1.2.6.4. Syllabus organizing
Munby (1984:59) points out that organizing a syllabus means that “decisions
are made about the clustering or grouping of content into learning units, about
grading and sequencing, introduction and recycling, etc.” (cited in Read, 1984:59).
Richard, Platt and Webber define grading as “the arrangement of the content
of a language course or textbook so that it is presented in a helpful way. Gradation
would affect the order in which words, word meanings, tenses, structures, topics,
tasks, skills are presented.
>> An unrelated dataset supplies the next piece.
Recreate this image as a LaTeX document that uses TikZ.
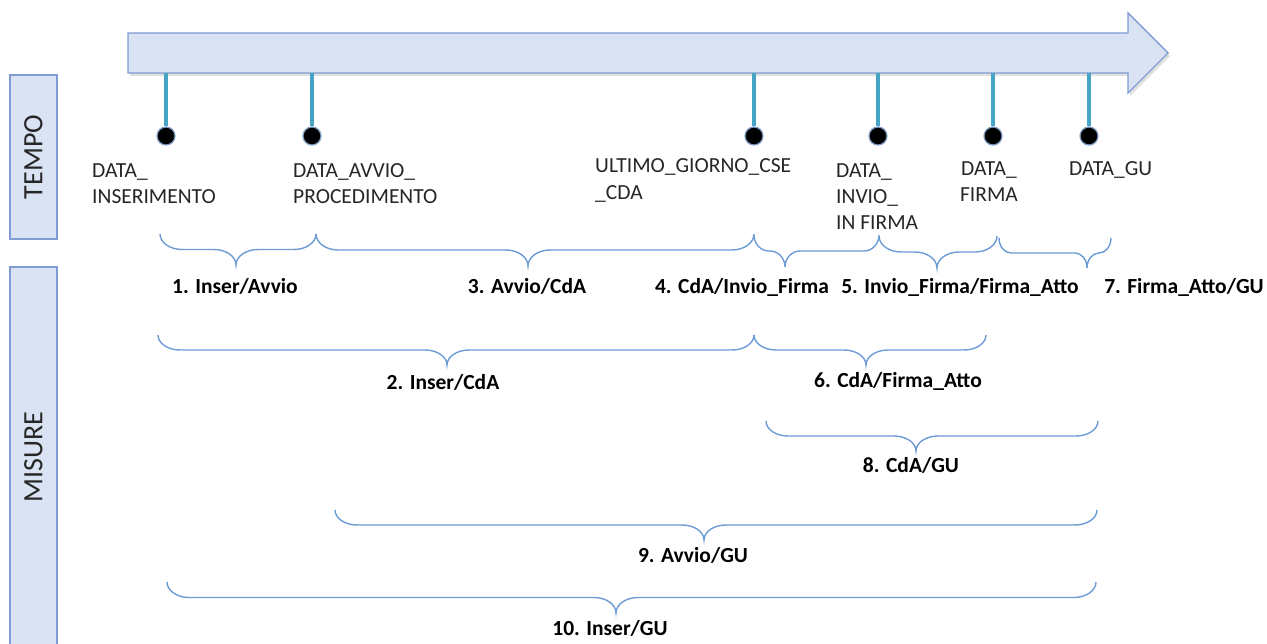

Gradation may be based on the complexity of an item, its
frequency in written or spoken English, or its importance for the learner.” (Richard,
Platt and Webber 1985:125).
In the same way, sequencing of content can be seen as the marking out of
subject matter along a path of development. The criteria for sequencing content in a
syllabus would be related to "simplicity" or "complexity" of structures if the
syllabus represents a view of language as a formal system. On the other hand, the
"usefulness" or frequency" criteria would be effective if the syllabus represents a
functional view of language. The syllabus sequenced on a particular view of
learning may have to start with subject matter which is easier, more urgent and
more familiar to the learner before moving on to something which is more difficult,
less urgent and unfamiliar. That is why Wilkins states that staging and sequencing
should be carried out according to the criteria of simplicity, regularity, frequency
and contrastive difficulty (Wilkins, 1976:8).